The juxtaposition a defence minister focused on securing a party convention while generals are being killed and villages burned in multiple states has drawn pointed criticism. Opposition presidential candidate Peter Obi, in a statement on April 6, described the continued killings as “a failure of leadership and responsibility,” noting that the perpetrators “are not invisible” and that government inaction had encouraged them.

Two Generals, One Verdict

The killing of Brigadier General Braimah follows the death of Brigadier General Musa Uba, who commanded the 25 Task Force Brigade in Damboa, Borno State, and was ambushed, captured, and killed by ISWAP in mid-November 2025. The loss of two brigadier generals each commanding major task force brigades in the Northeast, within five months represents a severity of attrition at senior command level not seen since 2021.
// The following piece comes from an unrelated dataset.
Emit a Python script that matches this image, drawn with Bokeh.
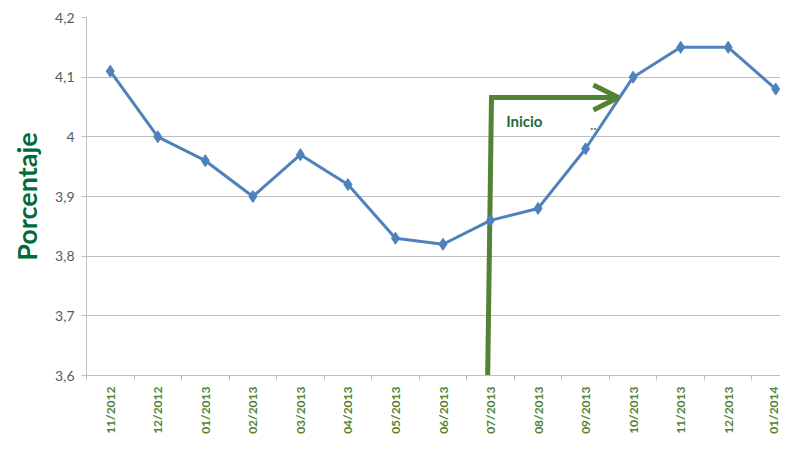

Security analysts have linked the pattern to a combination of factors affecting field operations: limitations in equipment, challenges in logistics, the complexity of operating across multiple regions, and concerns about troop welfare and the demands placed on personnel involved in extended deployments.

Discussions between Abuja and Paris, including a phone call between President Tinubu and French President Emmanuel Macron, have centred on intelligence sharing, joint training, and capacity-building support for Nigerian security forces, as the surge in violence has amplified calls for effective international partnerships. The United States has also deployed 200 troops to provide technical and training support, while conducting airstrikes in Sokoto in December. Yet none of this international scaffolding has prevented the insurgency from striking at the very heart of Nigeria’s military infrastructure.

Total state collapse remains unlikely in the near term. But the conditions for protracted strategic erosion of sovereign control are firmly in place and worsening. For the families of the soldiers buried without the country fully knowing their names, and for the civilians in Borno, Plateau, Benue, and Kebbi still waiting for a state that can protect them, that is cold comfort.